Set each entry down verbatim, omitting images.

+++

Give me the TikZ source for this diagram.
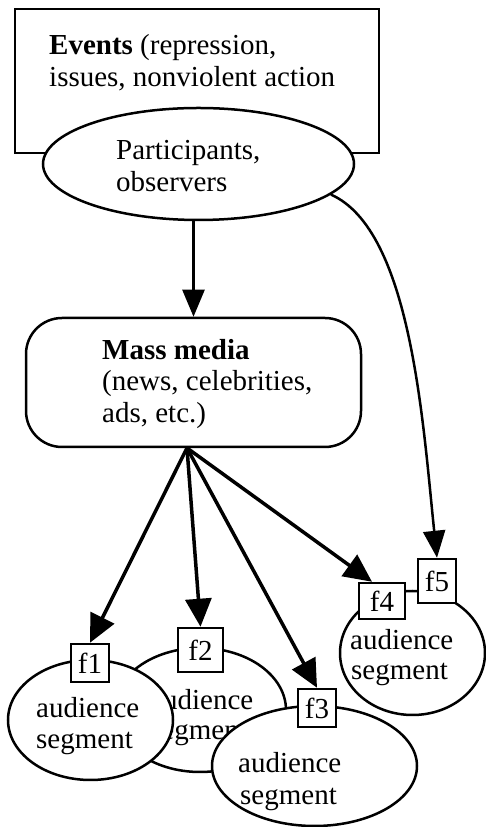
\documentclass[tikz,border=0pt]{standalone}
\usepackage{fontspec}
\setmainfont{Liberation Serif}
\usetikzlibrary{arrows.meta,shapes.geometric}
\begin{document}
\begin{tikzpicture}[x=1pt,y=1pt,
  txt/.style={anchor=base west,inner sep=0pt,font=\fontsize{29}{32}\selectfont},
  shapeline/.style={draw,line width=2.5pt,inner sep=0pt},
  oval/.style={shapeline,ellipse,fill=white},
  fbox/.style={shapeline,fill=white,font=\fontsize{29}{32}\selectfont},
  toparrow/.style={line width=2.5pt,-{Triangle[length=27pt,width=22pt]}},
  fanarrow/.style={line width=3.5pt,-{Triangle[length=28pt,width=26pt]}}]
\useasboundingbox (0,0) rectangle (486,827);

% Events box
\node[shapeline,minimum width=364pt,minimum height=144pt] (events) at (197,746) {};
\node[txt] (ev1) at (49,772) {\textbf{Events} (repression,};
\node[txt] (ev2) at (49,740) {issues, nonviolent action};

% Participants ellipse
\node[oval,minimum width=311pt,minimum height=112pt] (part) at (198.5,663) {};
\node[txt] (pa1) at (116,667) {Participants,};
\node[txt] (pa2) at (116,635) {observers};

% Mass media
\node[shapeline,rounded corners=36pt,minimum width=335pt,minimum height=129pt] (mm) at (193.5,444.5) {};
\node[txt] (mm1) at (102,467) {\textbf{Mass media}};
\node[txt] (mm2) at (102,436) {(news, celebrities,};
\node[txt] (mm3) at (102,404) {ads, etc.)};
\coordinate (fan) at (187,379);

% audience segments
\node[oval,minimum width=172pt,minimum height=124pt] (e2) at (200,117) {};
\node[txt] (e2a) at (150,117) {audience};
\node[txt] (e2b) at (150,87) {segment};

\node[oval,minimum width=165pt,minimum height=120pt] (e1) at (90.5,107) {};
\node[txt] (e1a) at (36,109) {audience};
\node[txt] (e1b) at (36,78) {segment};

\node[oval,minimum width=205pt,minimum height=120pt] (e3) at (314.5,61) {};
\node[txt] (e3a) at (238,54) {audience};
\node[txt] (e3b) at (240,22) {segment};

\node[oval,minimum width=145pt,minimum height=124pt] (e4) at (412.5,174) {};
\node[txt] (e4a) at (350,177) {audience};
\node[txt] (e4b) at (351,147) {segment};

% frame boxes
\node[fbox,minimum width=38pt,minimum height=38pt] (f1) at (90,164) {f1};
\node[fbox,minimum width=45pt,minimum height=44pt] (f2) at (200.5,177) {f2};
\node[fbox,minimum width=38pt,minimum height=38pt] (f3) at (317,119) {f3};
\node[fbox,minimum width=46pt,minimum height=36pt] (f4) at (382,226) {f4};
\node[fbox,minimum width=38pt,minimum height=44pt] (f5) at (437,246) {f5};

% connectors
\draw[toparrow] (part.south -| mm.north) -- (mm.north);
\draw[toparrow] (part.-13) .. controls +(-24:88) and +(96:135) .. (f5.north);
\draw[fanarrow] (fan) -- (f1.north);
\draw[fanarrow] (fan) -- (f2.north);
\draw[fanarrow] (fan) -- (f3.north);
\draw[fanarrow] (fan) -- ([xshift=-10pt]f4.north);
\end{tikzpicture}
\end{document}
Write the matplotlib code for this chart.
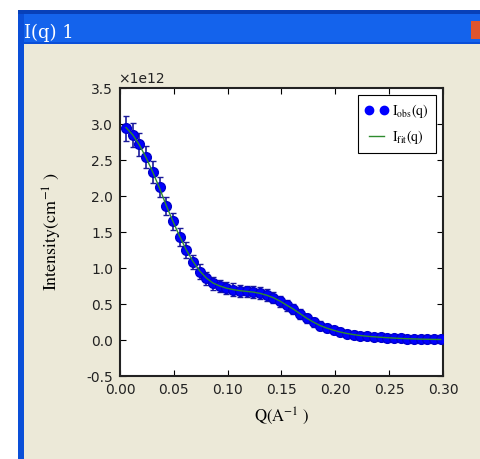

+++

Final answer.
Give me the TikZ source for this diagram.
\documentclass[tikz,border=0pt]{standalone}
\usepackage{fontspec}
\setmainfont{Liberation Serif}
\usetikzlibrary{arrows.meta,shapes.geometric}
\begin{document}
\begin{tikzpicture}[x=1pt,y=1pt,
  txt/.style={anchor=base west,inner sep=0pt,font=\fontsize{29}{32}\selectfont},
  shapeline/.style={draw,line width=2.5pt,inner sep=0pt},
  oval/.style={shapeline,ellipse,fill=white},
  fbox/.style={shapeline,fill=white,font=\fontsize{29}{32}\selectfont},
  toparrow/.style={line width=2.5pt,-{Triangle[length=27pt,width=22pt]}},
  fanarrow/.style={line width=3.5pt,-{Triangle[length=28pt,width=26pt]}}]
\useasboundingbox (0,0) rectangle (486,827);

% Events box
\node[shapeline,minimum width=364pt,minimum height=144pt] (events) at (197,746) {};
\node[txt] (ev1) at (49,772) {\textbf{Events} (repression,};
\node[txt] (ev2) at (49,740) {issues, nonviolent action};

% Participants ellipse
\node[oval,minimum width=311pt,minimum height=112pt] (part) at (198.5,663) {};
\node[txt] (pa1) at (116,667) {Participants,};
\node[txt] (pa2) at (116,635) {observers};

% Mass media
\node[shapeline,rounded corners=36pt,minimum width=335pt,minimum height=129pt] (mm) at (193.5,444.5) {};
\node[txt] (mm1) at (102,467) {\textbf{Mass media}};
\node[txt] (mm2) at (102,436) {(news, celebrities,};
\node[txt] (mm3) at (102,404) {ads, etc.)};
\coordinate (fan) at (187,379);

% audience segments
\node[oval,minimum width=172pt,minimum height=124pt] (e2) at (200,117) {};
\node[txt] (e2a) at (150,117) {audience};
\node[txt] (e2b) at (150,87) {segment};

\node[oval,minimum width=165pt,minimum height=120pt] (e1) at (90.5,107) {};
\node[txt] (e1a) at (36,109) {audience};
\node[txt] (e1b) at (36,78) {segment};

\node[oval,minimum width=205pt,minimum height=120pt] (e3) at (314.5,61) {};
\node[txt] (e3a) at (238,54) {audience};
\node[txt] (e3b) at (240,22) {segment};

\node[oval,minimum width=145pt,minimum height=124pt] (e4) at (412.5,174) {};
\node[txt] (e4a) at (350,177) {audience};
\node[txt] (e4b) at (351,147) {segment};

% frame boxes
\node[fbox,minimum width=38pt,minimum height=38pt] (f1) at (90,164) {f1};
\node[fbox,minimum width=45pt,minimum height=44pt] (f2) at (200.5,177) {f2};
\node[fbox,minimum width=38pt,minimum height=38pt] (f3) at (317,119) {f3};
\node[fbox,minimum width=46pt,minimum height=36pt] (f4) at (382,226) {f4};
\node[fbox,minimum width=38pt,minimum height=44pt] (f5) at (437,246) {f5};

% connectors
\draw[toparrow] (part.south -| mm.north) -- (mm.north);
\draw[toparrow] (part.-13) .. controls +(-24:88) and +(96:135) .. (f5.north);
\draw[fanarrow] (fan) -- (f1.north);
\draw[fanarrow] (fan) -- (f2.north);
\draw[fanarrow] (fan) -- (f3.north);
\draw[fanarrow] (fan) -- ([xshift=-10pt]f4.north);
\end{tikzpicture}
\end{document}
Write the matplotlib code for this chart.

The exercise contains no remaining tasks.